By the way, the BMW is long since gone, he has been driving a porsche 911 Carrera which he bought new for the past year or so... (Cars is part of our common interest, I have owned both a BMW, two Alfas and a Maserati, but never really thought of it as something people should look up to me for, more as something I could talk to other people with an interest in cars about....)

before I go on, I can post part of the private message i sent to noGearslut after he asked who I was...

....I am just an Oslo based sound engineer who has worked as a live engineer since 1990 and who built a little home studio in 2003... Living in Oslo and being a former metalhead (I actually hardly ever listen to "real" metal anymore, and havent´t done so since.... 1990-ish) I have worked with a lot of the norwegian metal bands, among them a bit of monitor work at festivals for Satyricon.

I have also recorded 3 albums for Satyrs label Moonfog (2 x Darkthrone and Khold´s "Morke gravers kammer") 2 of them in my home studio, so in a way you could say that Satyr has helped finance me moving to a bigger studio in in rented facilities....

OK, back to THIS message again....

I have also heard stories of Satyr being a dickhead, full of himself etc etc etc, but until he proves the storytellers right by being an asshole to me, I chose not to join the people shoutintg about how lame he is etc.

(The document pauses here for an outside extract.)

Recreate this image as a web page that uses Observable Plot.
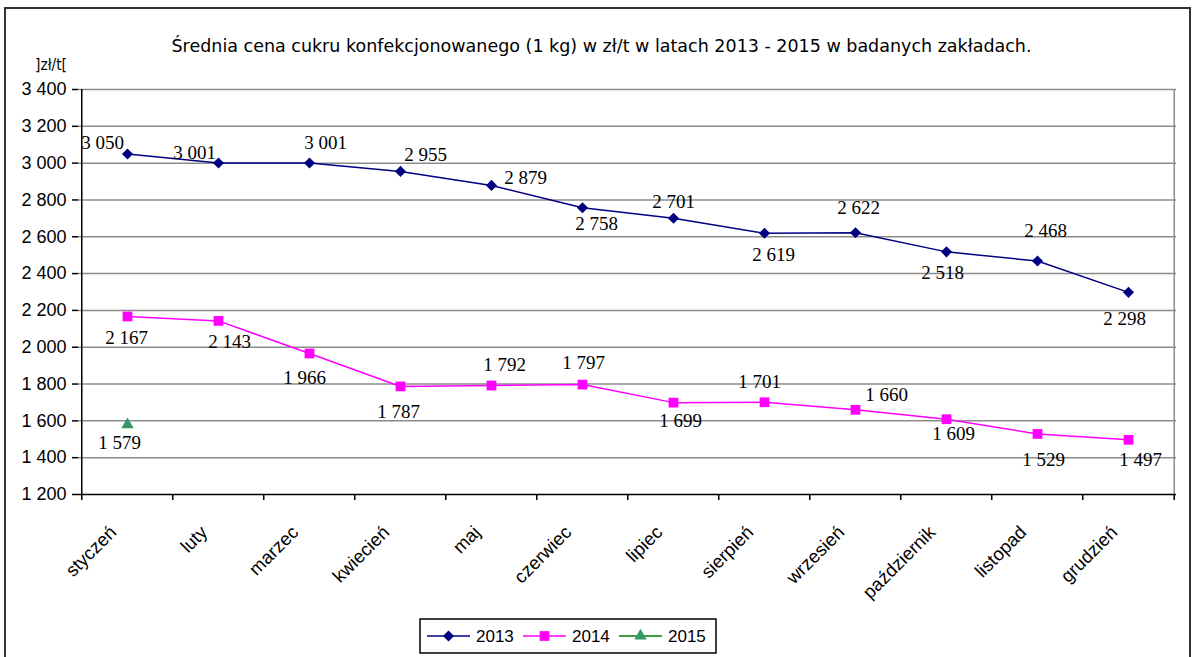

And having worked with him on lots of occations and screwed up on some, I honestly have to say that I have met more rock stars who would beat Satyr in the "be an asshole" competition than I can count. I screwed up BIG TIME during the first song Satyricon / Nocturno of Darkthrone played at Wacken, and he had about a 1000 reasons for being pissed of at me since this was the most important cue of the whole show, and since we went throught it thorougly before the show. He was clearly not satisfied, but he did have the chance of blaming it on me on national norwegian television who made a 30 minute documentary on the event. All he said was that "one of the guys working for us could probably have done a better job, but whats done is done...." (or something like that)

Before any of you think I am a friend of his defending him, I do not concider him a friend since I hardly ever see him in non work related situations.

However, I have to say that I have met about a hundred rock stars who were bigger assholes than Satyr. Actually, I have never thought of him as an asshole at all, despite rumours saying what has been said here in this post. My feeling is that some peolple get very jealous when they meet a rock star with credibility and a godlike status for some, especially when they are not fans themselves. Some of these people seem to have a hard time understanding that the rock stars are also humans who will treat you like you treat them....

During the years I have been warned about rock stars who are supposed to be assholes more times than I can count. Most of them turned out to be perfectly nice.... I have met very few real assholes, the ones I have met are often "up and coming" stars that are later remembered for never getting past the "up and coming" stage....

OK, a big rant about something not even related to the threads original theme, but.... Well, I think I had to say this....

Regards,
larsK
Title: Re: recording snare and bass drum for "speed" metal
Post by: t(h)ik on January 31, 2006, 10:43:43 AM
I think it's cool you took the time to explain things.

I hope no one would form an opinion about someone based on a forum.